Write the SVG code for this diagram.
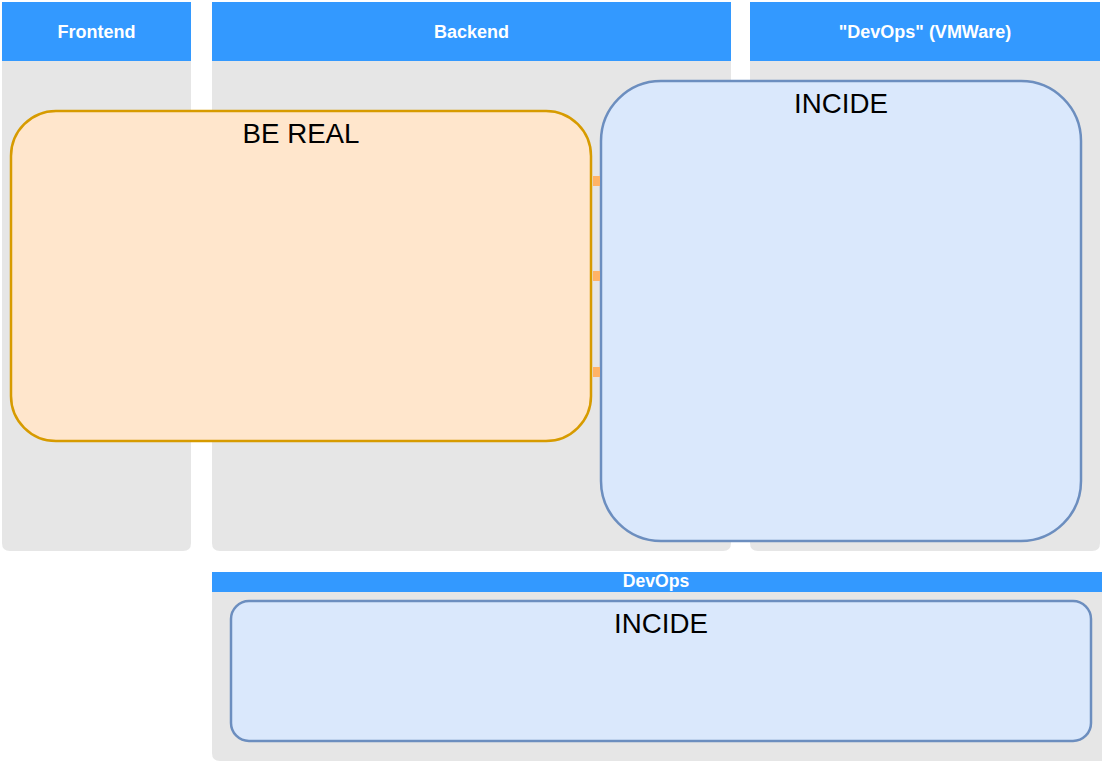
<svg xmlns="http://www.w3.org/2000/svg" width="1102" height="765" viewBox="0 0 1102 765">
<style>
.lane{fill:#e6e6e6;}
.hdr{fill:#3399ff;}
.hdrtxt{font-family:"Liberation Sans",Arial,sans-serif;font-weight:bold;fill:#ffffff;text-anchor:middle;}
.orange{fill:#ffe6cc;stroke:#d79b00;stroke-width:2.5;}
.blue{fill:#dae8fc;stroke:#6c8ebf;stroke-width:2.5;}
.lbl{font-family:"Liberation Sans",Arial,sans-serif;font-size:27.7px;fill:#000000;text-anchor:middle;}
.conn{stroke:#ffb366;stroke-width:10;fill:none;}
</style>
<rect width="1102" height="765" fill="#ffffff"/>
<g id="lane-frontend">
<path class="lane" d="M2,61 H191 V543 Q191,551 183,551 H10 Q2,551 2,543 Z"/>
<rect class="hdr" x="2" y="2" width="189" height="59"/>
<text class="hdrtxt" x="96.5" y="38" font-size="18">Frontend</text>
</g>
<g id="lane-backend">
<path class="lane" d="M212,61 H731 V543 Q731,551 723,551 H220 Q212,551 212,543 Z"/>
<rect class="hdr" x="212" y="2" width="519" height="59"/>
<text class="hdrtxt" x="471.5" y="38" font-size="18">Backend</text>
</g>
<g id="lane-devops-vmware">
<path class="lane" d="M750,61 H1100 V543 Q1100,551 1092,551 H758 Q750,551 750,543 Z"/>
<rect class="hdr" x="750" y="2" width="350" height="59"/>
<text class="hdrtxt" x="925" y="38" font-size="18">"DevOps" (VMWare)</text>
</g>
<g id="lane-devops">
<path class="lane" d="M212,592 H1102 V761 H220 Q212,761 212,753 Z"/>
<rect class="hdr" x="212" y="572" width="890" height="20"/>
<text class="hdrtxt" x="656" y="587" font-size="17.6">DevOps</text>
</g>
<g id="be-real">
<rect class="orange" x="11" y="111" width="580" height="330" rx="45" ry="45"/>
<text class="lbl" x="301" y="143">BE REAL</text>
</g>
<g id="incide-vmware">
<rect class="blue" x="601" y="81" width="480" height="460" rx="60" ry="60"/>
<text class="lbl" x="841" y="113">INCIDE</text>
</g>
<g id="incide-devops">
<rect class="blue" x="231" y="601" width="860" height="140" rx="18" ry="18"/>
<text class="lbl" x="661" y="633">INCIDE</text>
</g>
<g id="connectors">
<line class="conn" x1="593" y1="181" x2="600" y2="181"/>
<line class="conn" x1="593" y1="276" x2="600" y2="276"/>
<line class="conn" x1="593" y1="372" x2="600" y2="372"/>
</g>
</svg>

Problem requirements »
Print the full listing exactly, dropping the pictures.

Result of the exercise »
Write the SVG code for this diagram.
<svg xmlns="http://www.w3.org/2000/svg" width="1102" height="765" viewBox="0 0 1102 765">
<style>
.lane{fill:#e6e6e6;}
.hdr{fill:#3399ff;}
.hdrtxt{font-family:"Liberation Sans",Arial,sans-serif;font-weight:bold;fill:#ffffff;text-anchor:middle;}
.orange{fill:#ffe6cc;stroke:#d79b00;stroke-width:2.5;}
.blue{fill:#dae8fc;stroke:#6c8ebf;stroke-width:2.5;}
.lbl{font-family:"Liberation Sans",Arial,sans-serif;font-size:27.7px;fill:#000000;text-anchor:middle;}
.conn{stroke:#ffb366;stroke-width:10;fill:none;}
</style>
<rect width="1102" height="765" fill="#ffffff"/>
<g id="lane-frontend">
<path class="lane" d="M2,61 H191 V543 Q191,551 183,551 H10 Q2,551 2,543 Z"/>
<rect class="hdr" x="2" y="2" width="189" height="59"/>
<text class="hdrtxt" x="96.5" y="38" font-size="18">Frontend</text>
</g>
<g id="lane-backend">
<path class="lane" d="M212,61 H731 V543 Q731,551 723,551 H220 Q212,551 212,543 Z"/>
<rect class="hdr" x="212" y="2" width="519" height="59"/>
<text class="hdrtxt" x="471.5" y="38" font-size="18">Backend</text>
</g>
<g id="lane-devops-vmware">
<path class="lane" d="M750,61 H1100 V543 Q1100,551 1092,551 H758 Q750,551 750,543 Z"/>
<rect class="hdr" x="750" y="2" width="350" height="59"/>
<text class="hdrtxt" x="925" y="38" font-size="18">"DevOps" (VMWare)</text>
</g>
<g id="lane-devops">
<path class="lane" d="M212,592 H1102 V761 H220 Q212,761 212,753 Z"/>
<rect class="hdr" x="212" y="572" width="890" height="20"/>
<text class="hdrtxt" x="656" y="587" font-size="17.6">DevOps</text>
</g>
<g id="be-real">
<rect class="orange" x="11" y="111" width="580" height="330" rx="45" ry="45"/>
<text class="lbl" x="301" y="143">BE REAL</text>
</g>
<g id="incide-vmware">
<rect class="blue" x="601" y="81" width="480" height="460" rx="60" ry="60"/>
<text class="lbl" x="841" y="113">INCIDE</text>
</g>
<g id="incide-devops">
<rect class="blue" x="231" y="601" width="860" height="140" rx="18" ry="18"/>
<text class="lbl" x="661" y="633">INCIDE</text>
</g>
<g id="connectors">
<line class="conn" x1="593" y1="181" x2="600" y2="181"/>
<line class="conn" x1="593" y1="276" x2="600" y2="276"/>
<line class="conn" x1="593" y1="372" x2="600" y2="372"/>
</g>
</svg>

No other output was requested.